There was little presence of law enforcement in the vast county, almost the size of Maine, which included all or parts of present-day Kern, San Bernardino and Orange counties, Stanley said.

That, coupled with the resentment felt by Mexican Californians due to many rancheros losing land they had owned prior to the signing of the Treaty of Guadalupe Hidalgo (ending the Mexican-American War and giving California to the U.S.), resulted in largely unbridled gang activity and violence between non-Hispanic settlers to the region and the indigenous people who inhabited the land, of which Flores and his gang played a prominent role, said Stanley.

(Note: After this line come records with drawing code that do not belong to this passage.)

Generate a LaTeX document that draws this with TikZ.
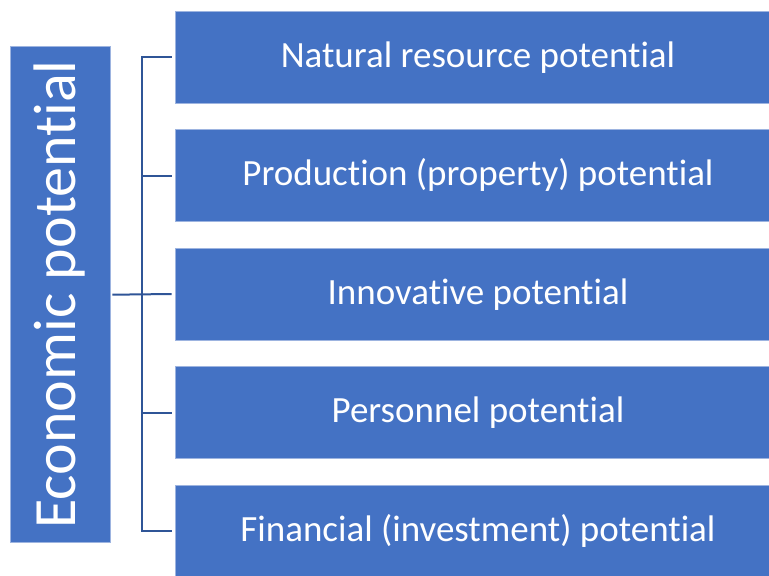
\documentclass[tikz,border=0pt]{standalone}
\usepackage{fontspec}
\setmainfont[RawFeature={-liga;-clig;-calt;-dlig}]{Carlito}
\definecolor{boxblue}{HTML}{4472C4}
\definecolor{edgeblue}{HTML}{9DB4E0}
\definecolor{linkblue}{HTML}{2F5597}
\begin{document}
\begin{tikzpicture}[x=1pt,y=-1pt,
  mainbox/.style={fill=boxblue,draw=edgeblue,line width=0.8pt,inner sep=0pt,text=white},
  itembox/.style={mainbox,minimum width=606pt,minimum height=92pt,font=\fontsize{37}{44}\selectfont,text depth=8pt,text height=28pt},
  link/.style={draw=linkblue,line width=2pt}]
\useasboundingbox (0,0) rectangle (769,576);
\node[mainbox,minimum width=100pt,minimum height=496pt] (ep) at (60,294.7) {};
\node[text=white,rotate=90,font=\fontsize{60}{72}\selectfont,inner sep=0pt,text height=45pt,text depth=13pt] (eplabel) at (59,294.5) {Economic potential};
\node[itembox] (b1) at (478,57) {Natural resource potential};
\node[itembox] (b2) at (478,175.5) {Production (property) potential};
\node[itembox] (b3) at (478,294) {Innovative potential};
\node[itembox] (b4) at (478,412.5) {Personnel potential};
\node[itembox] (b5) at (478,531) {Financial (investment) potential};
\coordinate (top) at (142,57);
\coordinate (bot) at (142,531);
\draw[link] ([xshift=2pt]ep.east) -- ([xshift=-3pt]b3.west);
\draw[link] ([xshift=-3pt]b1.west) -- (top) -- (bot) -- ([xshift=-3pt]b5.west);
\draw[link] (142,175.5) -- ([xshift=-3pt]b2.west);
\draw[link] (142,412.5) -- ([xshift=-3pt]b4.west);
\end{tikzpicture}
\end{document}
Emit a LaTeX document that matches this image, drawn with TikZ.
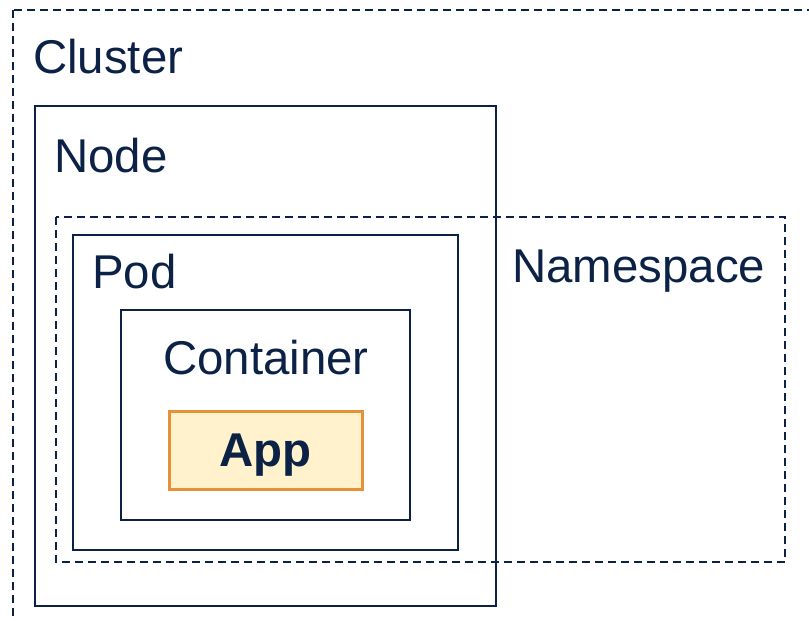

Throughout the last two months of 1856, Stanley said, Flores and his gang, who called themselves “Las Manillas,” which translates to “the Handcuffs,” harassed residents of central and southern California.

A convicted horse thief who had escaped from San Quentin Prison, Flores rode to San Juan Capistrano with his gang where they committed robbery and murder in January 1857, resulting in the death of German tavern owner George Pflugardt.

Barton and five other men — including two he deputized: blacksmith Charles T. Daly and wagon driver Alfred Hardy — traveled south en route to San Juan Capistrano, planning to apprehend Flores and his gang and put a stop to their reign of terror in the region, said Stanley.

But when they got to the area that is now surrounded by apartment homes and a portion of the San Diego Creek pedestrian trail, they were ambushed by Flores and his group. Only Daly and Hardy survived.

Flores and the rest of the bandits, except for the man who killed Barton who fled to Mexico, were eventually captured by large companies of men who pursued them and killed, said Stanley.

“Even though this was many, many years ago … at the end of the day, you need men and women to do what the sheriff did back then and what our men and women in uniform are doing every day today,” said LA County Sheriff Robert Luna. “This means we never forget, we will always honor those who protect our community, and more importantly, give their lives for our community.”

Tom Laing, a retired chief of the LA County Sheriff’s Department who spearheaded the effort to install the plaque, said it was purchased by the Sheriffs’ Relief Association, a private organization that supports the LA County Sheriff’s Department, and no taxpayers’ or LA County Sheriff’s public funds were used.

Irvine Councilmember Mike Carroll — who, with former Councilmember Anthony Kuo, proposed the installation of the plaque in 2021— said the site will be added to the tours of Old Town Irvine that the Irvine Historical Society holds every month.